The predetermined space may be variously provided according to a place at which the air conditioner is used. For example, when the air conditioner is disposed in a home or office, the predetermined space may be an indoor space of a house or building. On the other hand, when the air conditioner is disposed in a vehicle, the predetermined space may be a riding space in which a person rides.
When the air conditioner performs a cooling operation, an outdoor heat exchanger provided in an outdoor unit may serve as a condenser, and an indoor heat exchanger provided in an indoor unit may serve as an evaporator. On the other hand, when the air conditioner performs a heating operation, the indoor heat exchanger may serve as a condenser, and the outdoor heat exchanger may serve as an evaporator.
FIG. 1 is a view of an outdoor heat exchanger according to a related art.
Referring to FIG. 1, an outdoor heat exchanger 1 according to the relates art includes a plurality of refrigerant tubes 2 arranged in a plurality of rows, a coupling plate 3 coupled to an end of each of the refrigerant tubes 2 to support the refrigerant tubes 2, and a header 4 through which refrigerant is divided to flow into the refrigerant tubes 2, or the refrigerant passing through the refrigerant tubes 2 is mixed.

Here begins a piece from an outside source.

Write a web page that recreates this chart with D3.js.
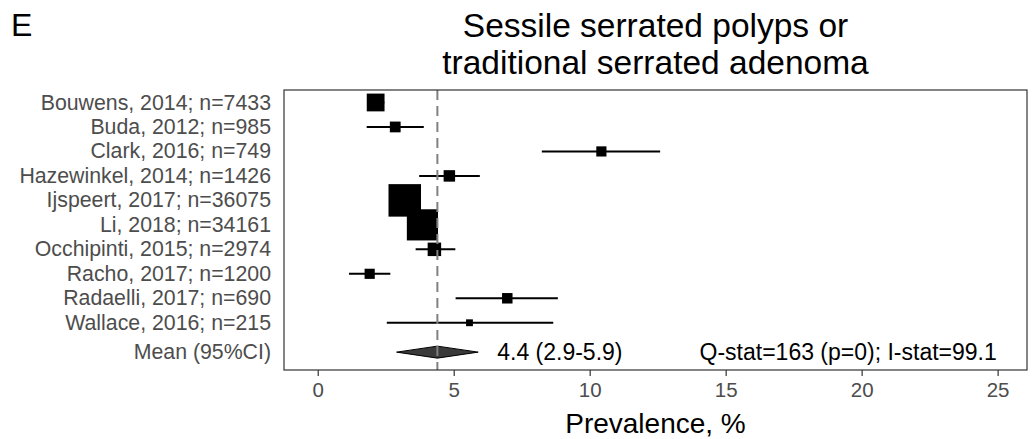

Also, the outdoor heat exchanger 1 may further include a return tube 7 for switching a flow direction of the refrigerant from one refrigerant tube 2 to the other refrigerant tube. For example, the return tube 7 may switch a flow direction of the refrigerant from a refrigerant tube, which is disposed in a first row, of the refrigerant tubes 2 arranged in two rows to a refrigerant tube disposed in a second row.
The outdoor heat exchanger 1 may further include a plurality of distributors 5 and 6. The plurality of distributors 5 and 6 include a first distributor 5 through which the refrigerant is divided and introduced into at least one of the plurality of the refrigerant tubes 2 and a second distributor 6 through which the refrigerant is divided and introduced into the rest of the plurality of refrigerant tubes 2.
In the outdoor heat exchanger 1, the refrigerant flows in directions opposite to each other when cooling and heating operations are performed.
For example, when the air conditioner performs a cooling operation, the outdoor heat exchanger 1 functions as a condenser (see a solid arrow).
In detail, a high-pressure refrigerant compressed by the compressor is introduced into the header 4 and divided to flow into the plurality of refrigerant tubes 2, and the divided refrigerant is heat-exchanged with outdoor air while flowing in the refrigerant tubes 2.
The heat-exchanged refrigerant is mixed in the first and second distributors 5 and 6 to flow toward an indoor heat exchanger.
On the other hand, when the air conditioner performs a heating operation, the outdoor heat exchanger 1 functions as an evaporator (see a dotted arrow).
In detail, refrigerant condensed in the indoor heat exchanger may be decompressed while passing through the expansion device and then be introduced into the outdoor heat exchanger 1. The refrigerant is divided to flow into the first and second distributors 5 and 6 at an inlet-side of the outdoor heat exchanger 1 and introduced into the refrigerant tubes 2 through a plurality of branch tubes respectively connected to the distributors 5 and 6.
Here, the refrigerant may be heat-exchanged with the outdoor air while flowing in the refrigerant tubes 2. The heat-exchanged refrigerant may be mixed in the header 4 to flow to a compressor-side.
When the air conditioner performs the cooling operation, the refrigerant passing through the outdoor heat exchanger 1 is in a high-temperature high-pressure gaseous state. Here, in order to increase condensation efficiency of the refrigerant, the number of branch paths branched into the outdoor heat exchanger 1 may be reduced, and the branch paths may increase in length.
That is, when a flow path of the refrigerant increases in length, the refrigerant increases in flow rate to reduce a condensation pressure, thereby improving condensation efficiency, i.e., a ratio in which the refrigerant changes into gaseous phase.
On the other hand, when the air conditioner performs a heating operation, the refrigerant passing through the outdoor heat exchanger 1 is in a two-phase state. Here, to reduce a pressure loss of the refrigerant, the number of branch paths branched into the outdoor heat exchanger 1 needs to increase, and the length of each of the branch paths needs to shorten.
That is, a gaseous refrigerant of the refrigerant in two-phase has a relatively large pressure loss while flowing However, when the flow path of the refrigerant has a short length, and the number of branch paths increases, the pressure loss, i.e., reduction of an evaporation pressure may be prevented to improve evaporation efficiency.
However, according to the structure of the outdoor heat exchanger according to the related art as illustrated in FIG. 1, when the air conditioner performs the cooling and heating operations, since the branch paths through which the refrigerant is divided to flow into the outdoor heat exchanger have the same number and length, the air conditioner according to the related art may be reduced in heat-exchange efficiency.
That is, when the cooling operation is performed, the condensation pressure in the outdoor heat exchanger increases to deteriorate condensation efficiency. When the heating operation is performed, the evaporation pressure in the outdoor heat exchanger decreases to deteriorate evaporation efficiency.